Question

Find the zeroes of the quadratic polynomial $f\left( x \right)={{x}^{2}}-2x-8$ and verify the relationship between the zeroes and their coefficients.

Answer 1

Hint: First equate $f\left( x \right)=0$, and then by using the middle term factor method, find the roots. After that for verifying, use the formula; Sum of roots $=\dfrac{\text{- coefficient of }x}{\text{coefficient of }{{x}^{2}}}$ and Product of roots$\text{ =}\dfrac{\text{constant}}{\text{coefficient of }{{x}^{2}}}$ and get the answer to the given question.

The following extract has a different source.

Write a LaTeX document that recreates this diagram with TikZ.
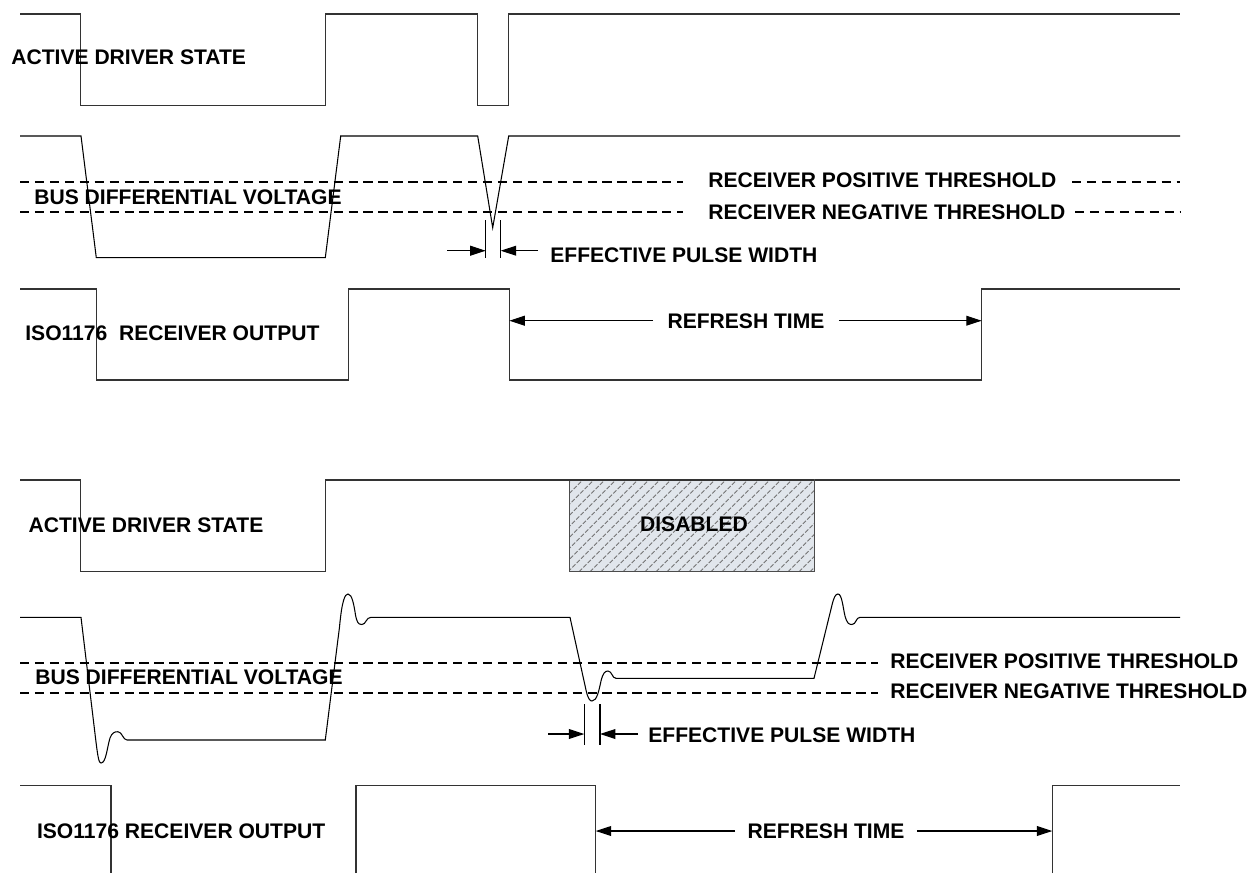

Complete step-by-step solution -
In the question, we have to find the zeros of the polynomial $f\left( x \right)={{x}^{2}}-2x-8$ and then verify the relationship between the zeroes and the coefficients of the polynomial. As we have to find the zeros of the polynomial $f\left( x \right)$, we can say that we have to find the values of $x$ such that the value of $f\left( x \right)=0$. So, for $f\left( x \right)$ to be $0$, let us put it in an equation as follows,
$\begin{aligned} & f\left( x \right)={{x}^{2}}-2x-8 \\\ & \Rightarrow 0={{x}^{2}}-2x-8 \\\ \end{aligned}$
By reversing the sides of the equation, we get,
${{x}^{2}}-2x-8=0$
Now, by using middle term factor, we get,
${{x}^{2}}-4x+2x-8=0$
By further factorising, we get,
$\begin{aligned} & \left( x-4 \right)\left( x+2 \right)=0 \\\ & \Rightarrow x=4,\text{ }x=-2 \\\ \end{aligned}$
So, the values of $x$ for which $f\left( x \right)=0$ satisfies is $-2$ and $4$.
We know that the relationship between the coefficients and the roots that exist. The first one is,
Sum of roots $=\dfrac{-\text{ Coefficient of }x}{\text{Coefficient of }{{x}^{2}}}$.
We know that the roots are $-2$ and $4$. So, the sum of the roots is $-2+4=2$. We know the coefficient of $x$ is $-2$, and the coefficient of ${{x}^{2}}$ is $1$, so we get,
$\dfrac{-\text{ coefficient of }x}{\text{coefficient of }{{x}^{2}}}=\dfrac{-\left( -2 \right)}{1}=2$
Hence, the first relation is satisfied. Now, there exists another final relation which is,
Product of roots $=\dfrac{\text{constant }}{\text{coefficient of }{{x}^{2}}\text{ }}$.
We know that the roots are $-2$ and $4$. So, the product of the roots is $-2\times 4=-8$. We know that the constant term is $-8$, and the coefficient of ${{x}^{2}}$ is $1$, so we get,
$\dfrac{\text{constant }}{\text{coefficient of }{{x}^{2}}\text{ }}=\dfrac{-8}{1}=-8$
Hence, the final relation is also satisfied.
Therefore, the roots are $-2$ and $4$.

Note: The students should be careful while finding out the roots by using the middle term factor method and equating $f\left( x \right)=0$. They should also be careful while writing the relations of the roots to avoid any mistakes in proving the relations.